- _Work to be completed_: Give the material again in full, matching it exactly.
_ _ _ _ _
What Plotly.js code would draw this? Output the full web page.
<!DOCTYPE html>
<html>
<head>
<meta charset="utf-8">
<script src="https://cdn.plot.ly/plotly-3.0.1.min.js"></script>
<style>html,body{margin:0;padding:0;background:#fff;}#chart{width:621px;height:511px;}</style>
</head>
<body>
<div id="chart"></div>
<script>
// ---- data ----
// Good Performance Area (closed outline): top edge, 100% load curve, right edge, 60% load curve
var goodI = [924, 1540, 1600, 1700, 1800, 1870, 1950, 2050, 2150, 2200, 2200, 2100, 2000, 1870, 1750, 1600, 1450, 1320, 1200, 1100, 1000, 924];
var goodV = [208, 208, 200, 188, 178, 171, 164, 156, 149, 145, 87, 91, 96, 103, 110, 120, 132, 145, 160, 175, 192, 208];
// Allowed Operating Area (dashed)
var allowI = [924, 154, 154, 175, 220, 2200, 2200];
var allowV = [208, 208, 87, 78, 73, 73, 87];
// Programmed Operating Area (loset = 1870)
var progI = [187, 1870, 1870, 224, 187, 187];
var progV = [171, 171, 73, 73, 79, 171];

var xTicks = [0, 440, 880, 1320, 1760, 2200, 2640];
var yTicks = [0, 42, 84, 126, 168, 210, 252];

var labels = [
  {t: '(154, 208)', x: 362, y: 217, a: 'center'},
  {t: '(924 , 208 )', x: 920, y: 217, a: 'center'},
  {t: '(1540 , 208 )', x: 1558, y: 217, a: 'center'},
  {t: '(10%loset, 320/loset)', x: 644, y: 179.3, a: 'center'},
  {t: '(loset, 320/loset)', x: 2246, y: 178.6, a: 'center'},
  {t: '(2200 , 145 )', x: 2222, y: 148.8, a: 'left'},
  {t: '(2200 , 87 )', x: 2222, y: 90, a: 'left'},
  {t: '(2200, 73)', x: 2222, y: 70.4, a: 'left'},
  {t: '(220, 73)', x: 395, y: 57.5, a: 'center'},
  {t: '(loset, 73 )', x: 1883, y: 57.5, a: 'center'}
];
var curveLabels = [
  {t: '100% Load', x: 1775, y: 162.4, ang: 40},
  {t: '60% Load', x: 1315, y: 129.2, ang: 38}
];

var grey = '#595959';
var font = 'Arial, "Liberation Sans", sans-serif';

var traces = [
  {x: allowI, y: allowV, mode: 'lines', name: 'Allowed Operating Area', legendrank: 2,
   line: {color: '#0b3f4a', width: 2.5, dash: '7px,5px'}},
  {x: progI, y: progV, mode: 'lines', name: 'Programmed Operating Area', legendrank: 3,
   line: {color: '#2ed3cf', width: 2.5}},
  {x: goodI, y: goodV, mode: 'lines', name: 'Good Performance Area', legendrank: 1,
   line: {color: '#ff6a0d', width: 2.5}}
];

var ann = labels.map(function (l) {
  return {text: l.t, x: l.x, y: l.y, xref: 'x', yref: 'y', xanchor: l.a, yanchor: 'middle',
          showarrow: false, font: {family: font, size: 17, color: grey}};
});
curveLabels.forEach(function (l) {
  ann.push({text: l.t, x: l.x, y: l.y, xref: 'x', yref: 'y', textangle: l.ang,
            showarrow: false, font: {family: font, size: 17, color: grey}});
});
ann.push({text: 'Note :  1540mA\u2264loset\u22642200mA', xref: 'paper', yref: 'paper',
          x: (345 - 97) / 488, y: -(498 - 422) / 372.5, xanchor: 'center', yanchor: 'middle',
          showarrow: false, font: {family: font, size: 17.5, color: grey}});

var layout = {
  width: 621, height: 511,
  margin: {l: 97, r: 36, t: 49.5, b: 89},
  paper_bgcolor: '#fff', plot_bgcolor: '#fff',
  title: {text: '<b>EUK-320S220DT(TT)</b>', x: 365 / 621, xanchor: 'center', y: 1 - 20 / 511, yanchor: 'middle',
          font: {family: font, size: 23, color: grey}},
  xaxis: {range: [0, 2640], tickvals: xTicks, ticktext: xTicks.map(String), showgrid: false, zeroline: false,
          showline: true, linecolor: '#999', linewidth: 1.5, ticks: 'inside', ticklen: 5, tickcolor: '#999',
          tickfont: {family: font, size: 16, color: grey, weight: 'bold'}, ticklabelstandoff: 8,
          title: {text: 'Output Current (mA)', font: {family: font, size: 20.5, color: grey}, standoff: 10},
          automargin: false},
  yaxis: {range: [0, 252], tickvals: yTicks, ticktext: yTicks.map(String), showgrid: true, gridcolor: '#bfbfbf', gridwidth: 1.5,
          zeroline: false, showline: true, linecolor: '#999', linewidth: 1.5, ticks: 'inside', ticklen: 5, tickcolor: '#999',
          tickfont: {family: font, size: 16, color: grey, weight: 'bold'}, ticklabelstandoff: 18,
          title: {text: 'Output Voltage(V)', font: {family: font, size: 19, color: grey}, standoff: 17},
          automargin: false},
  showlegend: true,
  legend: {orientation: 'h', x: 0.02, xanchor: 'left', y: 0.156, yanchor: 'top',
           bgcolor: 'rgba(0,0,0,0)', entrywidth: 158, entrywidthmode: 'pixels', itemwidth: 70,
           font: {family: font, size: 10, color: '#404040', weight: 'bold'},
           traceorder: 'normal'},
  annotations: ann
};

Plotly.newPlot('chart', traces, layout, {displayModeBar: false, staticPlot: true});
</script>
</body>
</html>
_ _ _ _ _
- _Exercise answer_:
What Plotly.js code would draw this? Output the full web page.
<!DOCTYPE html>
<html>
<head>
<meta charset="utf-8">
<script src="https://cdn.plot.ly/plotly-3.0.1.min.js"></script>
<style>html,body{margin:0;padding:0;background:#fff;}#chart{width:621px;height:511px;}</style>
</head>
<body>
<div id="chart"></div>
<script>
// ---- data ----
// Good Performance Area (closed outline): top edge, 100% load curve, right edge, 60% load curve
var goodI = [924, 1540, 1600, 1700, 1800, 1870, 1950, 2050, 2150, 2200, 2200, 2100, 2000, 1870, 1750, 1600, 1450, 1320, 1200, 1100, 1000, 924];
var goodV = [208, 208, 200, 188, 178, 171, 164, 156, 149, 145, 87, 91, 96, 103, 110, 120, 132, 145, 160, 175, 192, 208];
// Allowed Operating Area (dashed)
var allowI = [924, 154, 154, 175, 220, 2200, 2200];
var allowV = [208, 208, 87, 78, 73, 73, 87];
// Programmed Operating Area (loset = 1870)
var progI = [187, 1870, 1870, 224, 187, 187];
var progV = [171, 171, 73, 73, 79, 171];

var xTicks = [0, 440, 880, 1320, 1760, 2200, 2640];
var yTicks = [0, 42, 84, 126, 168, 210, 252];

var labels = [
  {t: '(154, 208)', x: 362, y: 217, a: 'center'},
  {t: '(924 , 208 )', x: 920, y: 217, a: 'center'},
  {t: '(1540 , 208 )', x: 1558, y: 217, a: 'center'},
  {t: '(10%loset, 320/loset)', x: 644, y: 179.3, a: 'center'},
  {t: '(loset, 320/loset)', x: 2246, y: 178.6, a: 'center'},
  {t: '(2200 , 145 )', x: 2222, y: 148.8, a: 'left'},
  {t: '(2200 , 87 )', x: 2222, y: 90, a: 'left'},
  {t: '(2200, 73)', x: 2222, y: 70.4, a: 'left'},
  {t: '(220, 73)', x: 395, y: 57.5, a: 'center'},
  {t: '(loset, 73 )', x: 1883, y: 57.5, a: 'center'}
];
var curveLabels = [
  {t: '100% Load', x: 1775, y: 162.4, ang: 40},
  {t: '60% Load', x: 1315, y: 129.2, ang: 38}
];

var grey = '#595959';
var font = 'Arial, "Liberation Sans", sans-serif';

var traces = [
  {x: allowI, y: allowV, mode: 'lines', name: 'Allowed Operating Area', legendrank: 2,
   line: {color: '#0b3f4a', width: 2.5, dash: '7px,5px'}},
  {x: progI, y: progV, mode: 'lines', name: 'Programmed Operating Area', legendrank: 3,
   line: {color: '#2ed3cf', width: 2.5}},
  {x: goodI, y: goodV, mode: 'lines', name: 'Good Performance Area', legendrank: 1,
   line: {color: '#ff6a0d', width: 2.5}}
];

var ann = labels.map(function (l) {
  return {text: l.t, x: l.x, y: l.y, xref: 'x', yref: 'y', xanchor: l.a, yanchor: 'middle',
          showarrow: false, font: {family: font, size: 17, color: grey}};
});
curveLabels.forEach(function (l) {
  ann.push({text: l.t, x: l.x, y: l.y, xref: 'x', yref: 'y', textangle: l.ang,
            showarrow: false, font: {family: font, size: 17, color: grey}});
});
ann.push({text: 'Note :  1540mA\u2264loset\u22642200mA', xref: 'paper', yref: 'paper',
          x: (345 - 97) / 488, y: -(498 - 422) / 372.5, xanchor: 'center', yanchor: 'middle',
          showarrow: false, font: {family: font, size: 17.5, color: grey}});

var layout = {
  width: 621, height: 511,
  margin: {l: 97, r: 36, t: 49.5, b: 89},
  paper_bgcolor: '#fff', plot_bgcolor: '#fff',
  title: {text: '<b>EUK-320S220DT(TT)</b>', x: 365 / 621, xanchor: 'center', y: 1 - 20 / 511, yanchor: 'middle',
          font: {family: font, size: 23, color: grey}},
  xaxis: {range: [0, 2640], tickvals: xTicks, ticktext: xTicks.map(String), showgrid: false, zeroline: false,
          showline: true, linecolor: '#999', linewidth: 1.5, ticks: 'inside', ticklen: 5, tickcolor: '#999',
          tickfont: {family: font, size: 16, color: grey, weight: 'bold'}, ticklabelstandoff: 8,
          title: {text: 'Output Current (mA)', font: {family: font, size: 20.5, color: grey}, standoff: 10},
          automargin: false},
  yaxis: {range: [0, 252], tickvals: yTicks, ticktext: yTicks.map(String), showgrid: true, gridcolor: '#bfbfbf', gridwidth: 1.5,
          zeroline: false, showline: true, linecolor: '#999', linewidth: 1.5, ticks: 'inside', ticklen: 5, tickcolor: '#999',
          tickfont: {family: font, size: 16, color: grey, weight: 'bold'}, ticklabelstandoff: 18,
          title: {text: 'Output Voltage(V)', font: {family: font, size: 19, color: grey}, standoff: 17},
          automargin: false},
  showlegend: true,
  legend: {orientation: 'h', x: 0.02, xanchor: 'left', y: 0.156, yanchor: 'top',
           bgcolor: 'rgba(0,0,0,0)', entrywidth: 158, entrywidthmode: 'pixels', itemwidth: 70,
           font: {family: font, size: 10, color: '#404040', weight: 'bold'},
           traceorder: 'normal'},
  annotations: ann
};

Plotly.newPlot('chart', traces, layout, {displayModeBar: false, staticPlot: true});
</script>
</body>
</html>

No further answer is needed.